他にも、いくつかの専用レジスタがあります。今回はVector等のいくつかのレジスタは記載を省略します。

  • プログラムカウンター(PC)
    • 次に実行される命令のアドレスを保持するレジスタです
  • スタックポインター(SP)
    • スタックのトップを指すレジスタです
  • ステータスレジスター(NZCV)
    • 直前の演算の結果に関するフラグを保持するレジスタです

レジスター割り当て規則


https://github.com/ARM-software/abi-aa/releases/download/2023Q1/aapcs64.pdf

整数値の引数と戻り値は、最大8つの汎用レジスター(x0〜x7)を使用して渡されます。これらのレジスターが不足している場合は、スタックを介して渡されます。

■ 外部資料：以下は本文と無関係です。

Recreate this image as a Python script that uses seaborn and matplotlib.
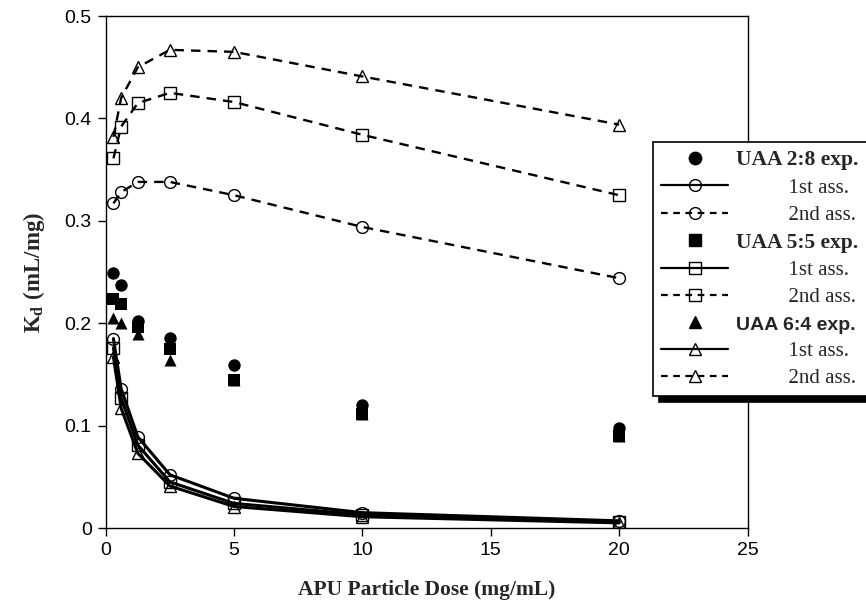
import matplotlib
matplotlib.use("Agg")
import matplotlib.pyplot as plt
import seaborn as sns
import pandas as pd
from matplotlib.lines import Line2D
from matplotlib.font_manager import FontProperties

# ---------------- data ----------------
dose = [0.3, 0.6, 1.25, 2.5, 5, 10, 20]

exp_28 = [0.249, 0.237, 0.202, 0.186, 0.159, 0.120, 0.098]
exp_55 = [0.224, 0.219, 0.196, 0.175, 0.145, 0.111, 0.090]
exp_64 = [0.205, 0.200, 0.189, 0.164, 0.145, 0.111, 0.090]

ass1_28 = [0.185, 0.136, 0.089, 0.052, 0.029, 0.015, 0.007]
ass1_55 = [0.176, 0.127, 0.081, 0.045, 0.024, 0.013, 0.006]
ass1_64 = [0.167, 0.117, 0.073, 0.041, 0.021, 0.011, 0.005]

ass2_28 = [0.317, 0.328, 0.338, 0.338, 0.325, 0.294, 0.244]
ass2_55 = [0.361, 0.392, 0.415, 0.425, 0.416, 0.384, 0.325]
ass2_64 = [0.382, 0.420, 0.450, 0.467, 0.465, 0.441, 0.394]

x_ticks = [0, 5, 10, 15, 20, 25]
y_ticks = [0, 0.1, 0.2, 0.3, 0.4, 0.5]
y_tick_labels = ["0", "0.1", "0.2", "0.3", "0.4", "0.5"]

legend_labels = ["UAA 2:8 exp.", "1st ass.", "2nd ass.",
                 "UAA 5:5 exp.", "1st ass.", "2nd ass.",
                 "UAA 6:4 exp.", "1st ass.", "2nd ass."]

# ---------------- style ----------------
sns.set_style("ticks")
plt.rcParams["font.family"] = ["Liberation Sans", "DejaVu Sans"]
plt.rcParams["mathtext.fontset"] = "custom"
plt.rcParams["mathtext.rm"] = "Liberation Serif"
plt.rcParams["mathtext.bf"] = "Liberation Serif:bold"

fig = plt.figure(figsize=(8.66, 6.10), dpi=100)
ax = fig.add_axes([0.1221, 0.1344, 0.7411, 0.8393])

df = pd.DataFrame({"dose": dose,
                   "exp_28": exp_28, "exp_55": exp_55, "exp_64": exp_64,
                   "ass1_28": ass1_28, "ass1_55": ass1_55, "ass1_64": ass1_64,
                   "ass2_28": ass2_28, "ass2_55": ass2_55, "ass2_64": ass2_64})

markers = {"28": "o", "55": "s", "64": "^"}
msize = {"o": 8.5, "s": 8.0, "^": 8.5}

# 2nd assumption (dashed)
for key in ["28", "55", "64"]:
    m = markers[key]
    sns.lineplot(data=df, x="dose", y=f"ass2_{key}", ax=ax, color="black",
                 linewidth=1.7, dashes=False, linestyle=(0, (4, 3)),
                 marker=m, markersize=msize[m], markerfacecolor="none",
                 markeredgecolor="black", markeredgewidth=1.0, estimator=None)

# 1st assumption (solid)
for key in ["28", "55", "64"]:
    m = markers[key]
    sns.lineplot(data=df, x="dose", y=f"ass1_{key}", ax=ax, color="black",
                 linewidth=2.2, linestyle="-",
                 marker=m, markersize=msize[m], markerfacecolor="none",
                 markeredgecolor="black", markeredgewidth=1.0, estimator=None)

# experimental (filled)
for key, s in [("64", 75), ("55", 70), ("28", 80)]:
    sns.scatterplot(data=df, x="dose", y=f"exp_{key}", ax=ax, color="black",
                    marker=markers[key], s=s, edgecolor="black", linewidth=0,
                    zorder=5)

ax.set_xlim(0, 25)
ax.set_ylim(0, 0.5)
ax.set_xticks(x_ticks)
ax.set_yticks(y_ticks)
ax.set_yticklabels(y_tick_labels)
ax.tick_params(axis="both", direction="out", length=6, width=1,
               labelsize=14, colors="black", pad=4)
for sp in ax.spines.values():
    sp.set_visible(True)
    sp.set_color("black")
    sp.set_linewidth(1.0)

ax.set_xlabel("APU Particle Dose (mg/mL)", family="Liberation Serif",
              fontweight="bold", fontsize=15.5, labelpad=15)
ax.set_ylabel(r"$\mathbf{K_d}$ $\mathbf{(mL/mg)}$", fontsize=16.5, labelpad=13)

# ---------------- legend ----------------
def exp_handle(m):
    return Line2D([], [], linestyle="none", marker=m, color="black",
                  markersize=msize[m] * 1.05, markerfacecolor="black")

def ass_handle(m, ls):
    return Line2D([], [], linestyle=ls, linewidth=1.6, color="black",
                  marker=m, markersize=msize[m], markerfacecolor="none",
                  markeredgecolor="black", markeredgewidth=1.0)

handles = []
for key in ["28", "55", "64"]:
    m = markers[key]
    handles += [exp_handle(m), ass_handle(m, "-"), ass_handle(m, (0, (3, 2.5)))]

pad_labels = []
for lab in legend_labels:
    if "ass." in lab:
        pad_labels.append("          " + lab)
    else:
        pad_labels.append(lab)

leg = fig.legend(handles, pad_labels, loc="upper left",
                 bbox_to_anchor=(653 / 866, 1 - 142 / 610),
                 bbox_transform=fig.transFigure, borderaxespad=0,
                 frameon=True, fancybox=False,
                 shadow={"ox": 4, "oy": -4, "color": "black", "alpha": 1},
                 handlelength=3.2, handletextpad=0.4, labelspacing=0.37,
                 borderpad=0.4, fontsize=15)
leg.get_frame().set_edgecolor("black")
leg.get_frame().set_linewidth(1.2)
leg.get_frame().set_facecolor("white")

for i, t in enumerate(leg.get_texts()):
    if i == 6:
        t.set_fontproperties(FontProperties(family="Liberation Sans", weight="bold", size=14))
    elif i % 3 == 0:
        t.set_fontproperties(FontProperties(family="Liberation Serif", weight="bold", size=15.5))
    else:
        t.set_fontproperties(FontProperties(family="Liberation Serif", weight="normal", size=15))

fig.savefig("out.png", dpi=100)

スタックは、ローカル変数、レジスターが不足する場合の引数の保存、および一部の呼び出し規則に使用されます。スタックのポインターは、x29レジスター(フレームポインター)によって指されます。スタック上のオブジェクトは、下向きに配置されます。

ライブラリ関数の呼び出し時には、一部のレジスターの内容が変更される可能性があります。これらのレジスターには、x0〜x7、x16、x17が含まれます。その他のレジスターの内容は変更されないとされます。

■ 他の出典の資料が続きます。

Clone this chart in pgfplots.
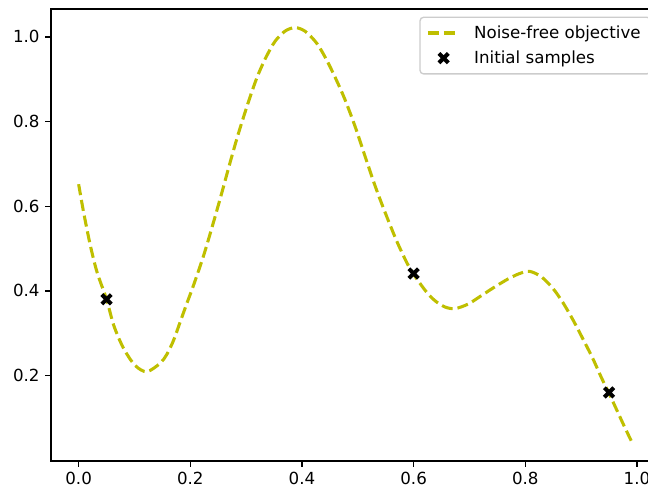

x18はplatform固有レジスタ?みたいでちょっと用途が良くわかりません。通常利用するレジスタとしての利用は避けた方がいい気がします。

Callee-savedレジスタ

x19〜x28はCallee-savedレジスタとして利用されます。

Callee-savedレジスタは、関数呼び出し規則において、呼び出された関数が呼び出し元の関数のレジスタ内容を維持する必要があるレジスタのことを指します。

通常、関数呼び出し時には、レジスターを使用して引数を渡し、関数が処理を行うために、呼び出された関数は一部のレジスタの内容を変更することができます。このような場合、呼び出された関数は、そのレジスタの変更前の内容を維持する必要があります。

Callee-savedレジスタには、呼び出された関数が維持する必要があるレジスタが含まれます。これには、一般的には、フレームポインタ(FP)、スタックポインタ(SP)、および一部の汎用レジスタが含まれます。これらのレジスタは、関数呼び出し規則によって、レジスタの保存と復元が定義されます。

呼び出し元の関数は、Callee-savedレジスタの変更を想定しておらず、呼び出された関数が呼び出し元の関数で使用する可能性のあるレジスターを使用している場合、その内容を保存し、関数終了時に復元する必要があります。

Callee-savedレジスタは、関数呼び出し規則の一部であり、プログラム実行時にレジスタ内容を維持することで、関数の正しい動作を保証します。